=== GOAL OF THE EXERCISE ===
Work out how many lines have "chart" in them. Give only that number.
☆ ☆ ☆ ☆ ☆ ☆ ☆
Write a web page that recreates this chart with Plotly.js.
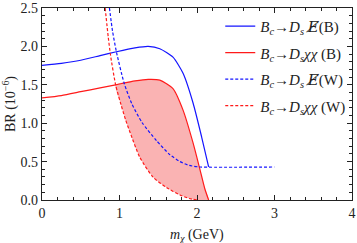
<!DOCTYPE html>
<html>
<head>
<meta charset="utf-8">
<script src="https://cdn.plot.ly/plotly-3.0.1.min.js"></script>
<style>html,body{margin:0;padding:0;background:#fff;}#chart{width:357px;height:243px;}</style>
</head>
<body>
<div id="chart"></div>
<script>
// Bc -> Ds E-miss (B): blue solid
const blueBx = [0, 0.25, 0.5, 0.75, 0.96, 1.2, 1.37, 1.52, 1.69, 1.82, 1.95, 2.06, 2.15];
const blueBy = [1.753, 1.78, 1.82, 1.88, 1.93, 1.98, 2.0, 1.97, 1.86, 1.65, 1.26, 0.82, 0.43];
// Bc -> Ds chi chi (B): red solid
const redBx = [0, 0.25, 0.5, 0.75, 0.95, 1.2, 1.37, 1.52, 1.69, 1.82, 1.95, 2.04, 2.10, 2.15];
const redBy = [1.33, 1.36, 1.41, 1.46, 1.50, 1.55, 1.57, 1.56, 1.45, 1.17, 0.74, 0.39, 0.15, 0.0];
// Bc -> Ds E-miss (W): blue dashed
const blueWx = [0.87, 0.91, 0.96, 1.06, 1.16, 1.29, 1.48, 1.65, 1.78, 1.90, 2.04, 3.0];
const blueWy = [2.5, 2.2, 1.93, 1.52, 1.25, 1.01, 0.77, 0.59, 0.50, 0.45, 0.43, 0.43];
// Bc -> Ds chi chi (W): red dashed
const redWx = [0.815, 0.855, 0.885, 0.95, 1.02, 1.08, 1.14, 1.26, 1.43, 1.61, 1.78, 1.90, 2.0];
const redWy = [2.5, 2.12, 1.88, 1.50, 1.24, 1.04, 0.87, 0.56, 0.30, 0.16, 0.065, 0.02, 0.0];

const slashE = '<span style="font-family:\'DejaVu Serif\'"><i>E̸</i></span>';
const names = [
  '<i>B</i><sub><i>c</i></sub>→<i>D</i><sub><i>s</i></sub> ' + slashE + '(B)',
  '<i>B</i><sub><i>c</i></sub>→<i>D</i><sub><i>s</i></sub><i>χχ</i> (B)',
  '<i>B</i><sub><i>c</i></sub>→<i>D</i><sub><i>s</i></sub> ' + slashE + '(W)',
  '<i>B</i><sub><i>c</i></sub>→<i>D</i><sub><i>s</i></sub><i>χχ</i> (W)'
];
const xTitle = '<i>m</i><sub><i>χ</i></sub> (GeV)';
const yTitle = 'BR (10<sup>−6</sup>)';
const xTicks = [0, 1, 2, 3, 4];
const xTickText = ['0', '1', '2', '3', '4'];
const yTicks = [0, 0.5, 1.0, 1.5, 2.0, 2.5];
const yTickText = ['0.0', '0.5', '1.0', '1.5', '2.0', '2.5'];

// shaded band between red dashed (W) and red solid (B) where W < B
const cross = 0.95;
const fx = [], fy = [];
redBx.forEach((x, i) => { if (x >= cross) { fx.push(x); fy.push(redBy[i]); } });
for (let i = redWx.length - 1; i >= 0; i--) { if (redWx[i] >= cross) { fx.push(redWx[i]); fy.push(redWy[i]); } }

const BLUE = '#1414ff', RED = '#ff1a1a';
const sp = {shape: 'spline', smoothing: 0.6};
const traces = [
  {x: fx, y: fy, mode: 'lines', fill: 'toself', fillcolor: 'rgba(250,175,175,0.95)',
   line: {width: 0, shape: 'spline', smoothing: 0.6}, showlegend: false, hoverinfo: 'skip'},
  {x: blueBx, y: blueBy, mode: 'lines', name: names[0], legendgroup: 'a', line: Object.assign({color: BLUE, width: 1.2}, sp)},
  {x: redBx, y: redBy, mode: 'lines', name: names[1], legendgroup: 'b', line: Object.assign({color: RED, width: 1.2}, sp)},
  {x: blueWx, y: blueWy, mode: 'lines', name: names[2], legendgroup: 'c', line: Object.assign({color: BLUE, width: 1.2, dash: '3px,2px'}, sp)},
  {x: redWx, y: redWy, mode: 'lines', name: names[3], legendgroup: 'd', line: Object.assign({color: RED, width: 1.2, dash: '3px,2px'}, sp)}
];

const axFont = {family: 'Liberation Serif, Times New Roman, serif', size: 14, color: '#222'};
const layout = {
  width: 357, height: 243,
  margin: {l: 42, r: 5, t: 8, b: 43},
  paper_bgcolor: '#fff', plot_bgcolor: '#fff',
  font: axFont,
  showlegend: true,
  legend: {x: 0.575, y: 0.99, xanchor: 'left', yanchor: 'top', bgcolor: 'rgba(0,0,0,0)',
           font: {family: 'Liberation Serif, serif', size: 15, color: '#222'}, tracegroupgap: 4,
           itemwidth: 30},
  xaxis: {range: [0, 4], tickvals: xTicks, ticktext: xTickText, ticks: 'inside', ticklen: 5, tickwidth: 1,
          tickcolor: '#222', showline: true, linecolor: '#222', linewidth: 1.3, mirror: 'allticks',
          showgrid: false, zeroline: false, tickfont: axFont,
          minor: {dtick: 0.2, ticklen: 3, tickcolor: '#222', ticks: 'inside', showgrid: false}},
  yaxis: {range: [0, 2.5], tickvals: yTicks, ticktext: yTickText, ticks: 'inside', ticklen: 5, tickwidth: 1,
          tickcolor: '#222', showline: true, linecolor: '#222', linewidth: 1.3, mirror: 'allticks',
          showgrid: false, zeroline: false, tickfont: axFont,
          minor: {dtick: 0.1, ticklen: 3, tickcolor: '#222', ticks: 'inside', showgrid: false},
          title: {text: yTitle, font: axFont, standoff: 6}},
  annotations: [
    {text: xTitle, xref: 'paper', yref: 'paper', x: 0.5, y: -0.185, xanchor: 'center', yanchor: 'middle',
     showarrow: false, font: axFont}
  ]
};
Plotly.newPlot('chart', traces, layout, {displayModeBar: false, staticPlot: true});
</script>
</body>
</html>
☆ ☆ ☆ ☆ ☆ ☆ ☆
=== EXERCISE SOLUTION ===
4